Manny Pacquiao won a lopsided 12-round decision over Sugar Shane Mosley on Saturday night, retaining his WBO welterweight title with his 14th consecutive victory.
Pacquiao (54-3-2) didn’t get the knockout he wanted, but the Filipino Congressman retained his position as the most dominant and exciting fighter in boxing, methodically beating Mosley (46-7-1) at the MGM Grand Garden in Las Vegas.
Pacquiao knocked Mosley down with a left hook in the third (3rd) round, a punch that seemed to sap Mosley’s willingness to engage. Pacquiao ran after Mosley the rest of the fight, but the former champion Mosley who has never been stopped in 18 years in the ring managed to finish the 12th round on his feet.
Pacquiao won 120-108 on one scorecard, 120-107 on a second and 119-108 on the third. The Associated Press had him winning 118-110.
For Mosley, the fight was strikingly similar to his bout a year ago against Floyd Mayweather Jr. – except this time he didn’t even land a big punch like he did early on against Mayweather.
His biggest moment on this night came when referee Kenny Bayless mistakenly ruled that Mosley knocked Pacquiao down in the 10th round when he hadn’t even hit him with a punch. Manny Pacquiao slipped and fell down when Mosley stepped on Pacquiao’s right foot and pushed him.
The ruling seemed to spur Pacquiao on as he went after Mosley the rest of the round and again in the 11th. By then, the crowd was cheering “Knock him out, knock him out,” but Pacquiao – bothered by a cramp in his left leg since the fourth round – didn’t have enough to finish him off.
“It wasn’t my best performance,” Pacquiao had. “I did my best. I did not expect this result.”
Mosley said he thought he did a good job despite losing round after round, and wouldn’t blame his bad performance on his age.
“I fought the best fighter in the world,” Mosley said. “He has exceptional power, power that I’ve never been hit like this before.”
Promoter Bob Arum defended putting Mosley in the ring against Pacquiao despite signs in Mosley’s last two fights that his reflexes were slipping.
“Nobody can really perform against him,” Arum said. “Some of these guys are pretty good fighters, but nobody in their whole experience has ever faced somebody like Pacquiao. Everybody is going to look the same way.”
Mosley was tentative from the opening bell, moving backward and seemingly unwilling to trade punches with Pacquiao. Pacquiao finally made contact with a left hook at the end of the third round, sending Mosley to the canvas for only the third time in his professional career.
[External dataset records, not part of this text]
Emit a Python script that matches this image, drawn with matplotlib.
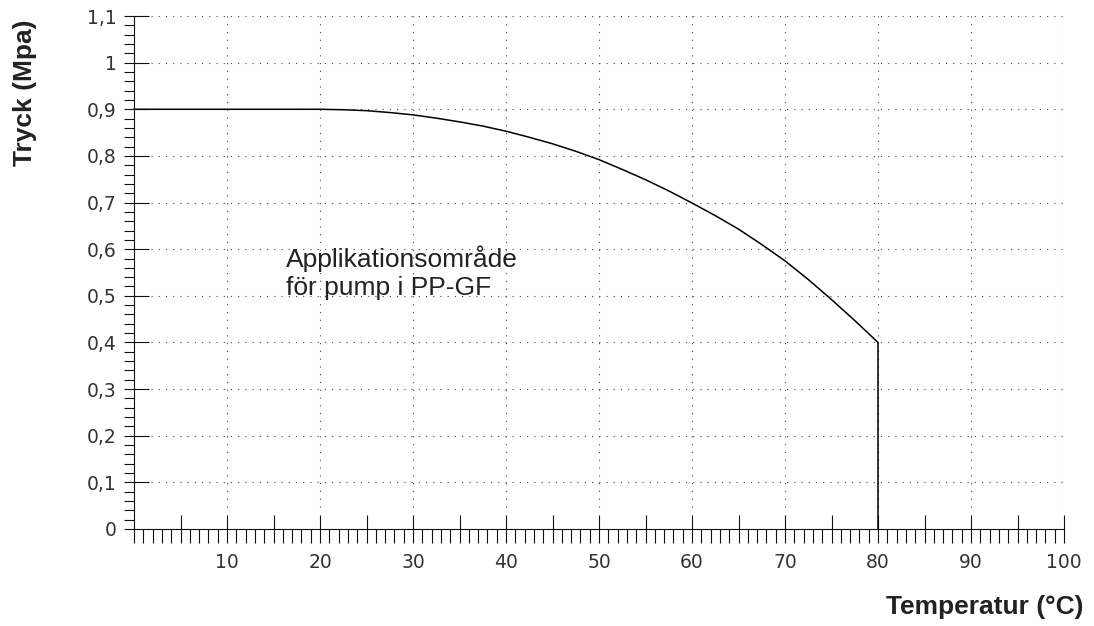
import matplotlib
matplotlib.use("Agg")
import matplotlib.pyplot as plt
from matplotlib.ticker import FixedLocator, MultipleLocator

# pressure limit curve
temperature = [0, 20, 22.5, 25, 27.5, 30, 32.5, 35, 37.5, 40, 42.5, 45, 47.5,
               50, 52.5, 55, 57.5, 60, 62.5, 65, 67.5, 70, 72.5, 75, 77.5,
               80, 80]
pressure    = [0.9, 0.9, 0.899, 0.897, 0.893, 0.888, 0.881, 0.873, 0.864,
               0.853, 0.840, 0.826, 0.810, 0.792, 0.771, 0.749, 0.725,
               0.699, 0.672, 0.643, 0.610, 0.575, 0.535, 0.492, 0.447,
               0.40, 0.0]

x_major     = list(range(0, 101, 5))
x_labels    = [str(v) if v % 10 == 0 and v > 0 else '' for v in x_major]
y_major     = [i / 10 for i in range(0, 12)]
y_labels    = ['0', '0,1', '0,2', '0,3', '0,4', '0,5', '0,6', '0,7', '0,8',
               '0,9', '1', '1,1']
x_grid      = list(range(10, 101, 10))
y_grid      = y_major[1:]

area_text   = 'Applikationsområde\nför pump i PP-GF'
x_title     = 'Temperatur (°C)'
y_title     = 'Tryck (Mpa)'

W, H = 1094, 626
fig = plt.figure(figsize=(W / 100, H / 100), dpi=100)
ax = fig.add_axes([134 / W, 1 - 529 / H, 930 / W, 513 / H])
ax.set_xlim(0, 100)
ax.set_ylim(0, 1.1)

for side in ('top', 'right'):
    ax.spines[side].set_visible(False)
for side in ('left', 'bottom'):
    ax.spines[side].set_linewidth(0.8)
    ax.spines[side].set_color('#111111')

# ticks
ax.xaxis.set_major_locator(FixedLocator(x_major))
ax.set_xticklabels(x_labels)
ax.xaxis.set_minor_locator(MultipleLocator(1))
ax.yaxis.set_major_locator(FixedLocator(y_major))
ax.set_yticklabels(y_labels)
ax.yaxis.set_minor_locator(MultipleLocator(0.02))

ax.tick_params(axis='x', which='both', direction='out', length=10, width=0.8,
               color='#111111', pad=7, labelsize=13.5, labelcolor='#333333')
ax.tick_params(axis='y', which='both', direction='out', length=7.5, width=0.8,
               color='#111111', pad=5, labelsize=13.5, labelcolor='#333333')
for lab in ax.get_xticklabels() + ax.get_yticklabels():
    lab.set_family('DejaVu Sans')

# inner parts of the major ticks
ax.vlines(x_major[1:], 0, 0.03, color='#111111', lw=0.8, clip_on=False)
ax.hlines(y_grid, 0, 1.6, color='#111111', lw=0.8, clip_on=False)

# dotted grid
ax.hlines(y_grid, 1.8, 100, color='#444444', lw=0.8, linestyles=(0, (1, 5.5)))
ax.vlines(x_grid, 0.047, 1.1, color='#444444', lw=0.8, linestyles=(0, (1, 6)))

# limit curve
ax.plot(temperature, pressure, color='black', lw=1.1, clip_on=False,
        solid_joinstyle='round')

ax.text(16.3, 0.55, area_text, fontsize=19, family='Liberation Sans',
        color='#222222', va='center', ha='left', linespacing=1.2)

fig.text(25 / W, 1 - 93 / H, y_title, rotation=90, ha='center', va='center',
         fontsize=19, fontweight='bold', family='Liberation Sans', color='#222222')
fig.text(1083 / W, 1 - 607 / H, x_title, ha='right', va='center',
         fontsize=19, fontweight='bold', family='Liberation Sans', color='#222222')

fig.savefig('out.png', dpi=100)
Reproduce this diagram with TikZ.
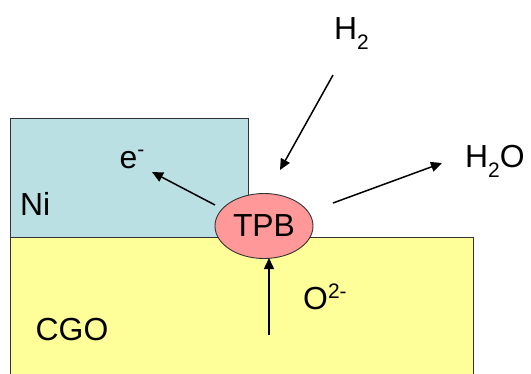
\documentclass[tikz,border=0pt]{standalone}
\usepackage{fontspec}
\setmainfont{Liberation Sans}
\usetikzlibrary{shapes.geometric,arrows.meta}
\definecolor{niblue}{RGB}{186,224,227}
\definecolor{cgoyellow}{RGB}{255,255,153}
\definecolor{tpbpink}{RGB}{255,153,153}
\tikzset{
  layer/.style={draw=black!80, line width=0.9bp},
  lbl/.style={inner sep=0pt, anchor=base west, font=\fontsize{32}{38}\selectfont},
  flow/.style={line width=1.5bp, -{Triangle[length=11bp,width=10bp]}}
}
\newcommand{\lowtwo}{\raisebox{-10bp}{\fontsize{21}{21}\selectfont 2}}
\begin{document}
\begin{tikzpicture}[x=1bp,y=-1bp]
\useasboundingbox (0,0) rectangle (531,373);
% layers
\path[layer, fill=cgoyellow] (10,237) rectangle (473,380);
\path[layer, fill=niblue] (10,118) rectangle (248,237);
\node[ellipse, layer, fill=tpbpink, minimum width=98bp, minimum height=65bp, inner sep=0pt,
      font=\fontsize{32}{38}\selectfont] (tpb) at (264,226) {TPB};
% labels
\node[lbl] (ni) at (20,215) {Ni};
\node[lbl] (cgo) at (35.5,340) {CGO};
\node[lbl] (e) at (119.5,168) {e\raisebox{12bp}{\fontsize{21}{21}\selectfont -}};
\node[lbl] (h2) at (334,39) {H\lowtwo};
\node[lbl] (h2o) at (465,167) {H\lowtwo O};
\node[lbl] (o2) at (303,309) {O\raisebox{11bp}{\fontsize{21}{21}\selectfont 2-}};
% arrow ends
\coordinate (eS) at (215,205);
\coordinate (eT) at (152,172);
\coordinate (hS) at (333,75);
\coordinate (hT) at (280,170);
\coordinate (wS) at (333,203);
\coordinate (wT) at (442,163);
\coordinate (oS) at (269,335);
\coordinate (oT) at (269,258);
% arrows
\draw[flow] (eS) -- (eT);
\draw[flow] (hS) -- (hT);
\draw[flow] (wS) -- (wT);
\draw[flow] (oS) -- (oT);
\end{tikzpicture}
\end{document}
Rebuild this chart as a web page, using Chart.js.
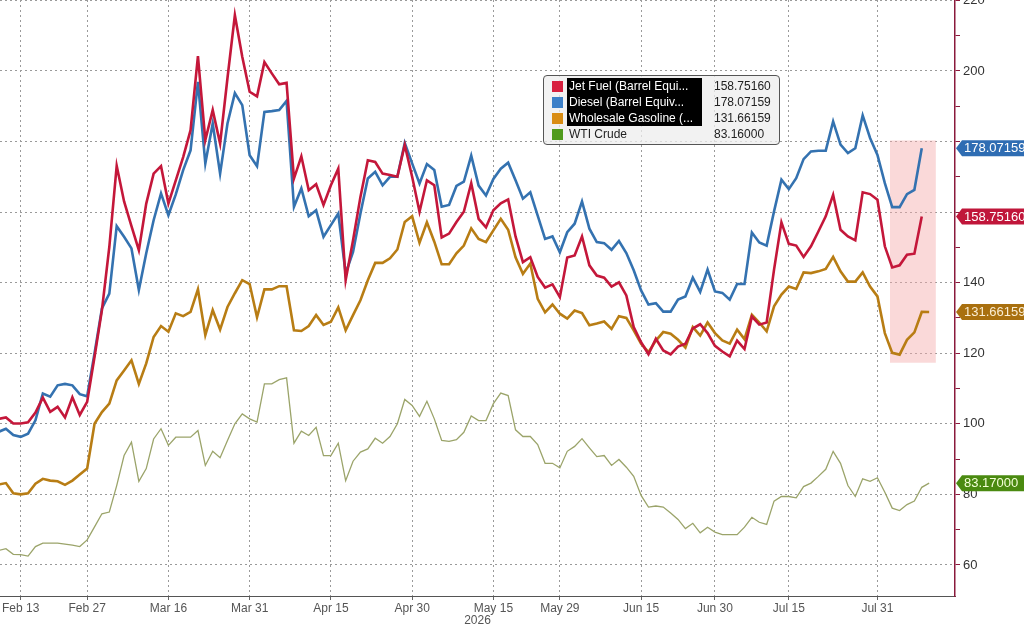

Yahoooooooo!
Mosley was up at the count of five though, and managed to survive the final minute of the round despite Pacquiao’s best efforts to take him out.
Pacquiao pressed the fight most of the night, but he also appeared hesitant to take many chances, which trainer Freddie Roach said was because of the muscle cramp that his corner tried to massage between rounds.
“He had no leverage to move after that,” Roach said. “It was a very gutty performance in my mind.”
Pacquiao said his leg first started bothering him in his fight last November against Antonio Margarito.
“I thought Shane did a great job, he had some speed,” Pacquiao said. “I couldn’t move because my left leg got tight. It’s a problem I’ve been having lately. I’m going to work on my legs in future training camps.”
The sellout crowd of 16,412 booed Mosley repeatedly in the late rounds for his refusal to trade punches with Pacquiao.
Mosley fought as if trying to protect his legacy of having never been knocked out and, if that was his strategy, it succeeded. But it made for a lackluster fight and did nothing to burnish the legacy that the Filipino champion has built with 14 straight wins over the last six years – including some over the biggest names in the game.
Oh well, they will be laughing their way to the bank. And us boxing fans, got to see pushing and running the whole 12 rounds. Geezz! Hayz!